Topaz gemstones are often confused with citrine or smoky quartz; however, the colors we appreciate topaz for have a wide range – from pink to orange, red, purple, brown, yellow and even colorless. In nature, topaz is widely found in golden tones that can range from amber to peach. Its name likely derived from the island of Topazos, in the Red Sea, where Romans found yellowish gems. Because many natural topaz gemstones have this golden glow, in ancient times, topaz was often thought to have a special connection to the sun. The ancient Egyptians believed topaz was given its radiance from the sun god Ra, and that the stone would protect them from harm. The Romans also associated the topaz with their god of sun, Jupiter.
Blue and pink topaz gemstones are especially rare in nature. When natural pink topaz was first discovered in 18th century Russia, it was reserved for the Czar and his family alone.
According to tradition, the topaz has the power to sharpen intelligence, calm the temper, aid in sleep, dispel bad omens and lengthen one's life.
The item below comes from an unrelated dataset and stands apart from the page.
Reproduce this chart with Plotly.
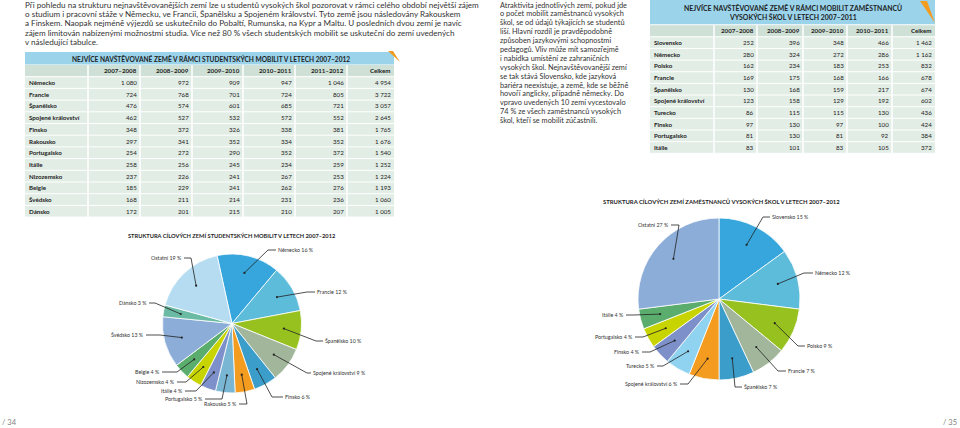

Topaz is the November birthstone, but those born in other months also take pleasure from its warmth and beauty.
Topaz is a mineral species that occurs naturally in a broad color range, including various reds, pinks, purples, yellows, oranges and browns. More rarely, blue material is found.
Brazil remains an important source for topaz. Other sources include Australia, Madagascar, Mexico, Burma (Myanmar), Namibia, Nigeria, Pakistan, Sri Lanka and the United States.
Topaz is a fairly durable gemstone with a hardness of 8.0 on the Mohs Hardness Scale.
Topaz can be cut into many shapes and sizes, often as faceted gems or cabochons.
Topaz is commonly heated to change some of the yellow and reddish brown topaz to create pink gems. The vast majority of blue topaz on the market is irradiated, and heated. Another form of treatment common to topaz is surface coating, which results in many colors. Any treatments should be disclosed to the buyer.
Topaz Care & Cleaning
To minimize scratching and wear, store each piece of fine jewelry separately in a soft cloth or padded container.
Avoid prolonged exposure to bright light as some stones may fade.
Avoid the use of ultrasonic and steam cleaners.
Topaz jewelry is best cleaned with warm, sudsy water and a tightly woven microfiber or other soft cloth.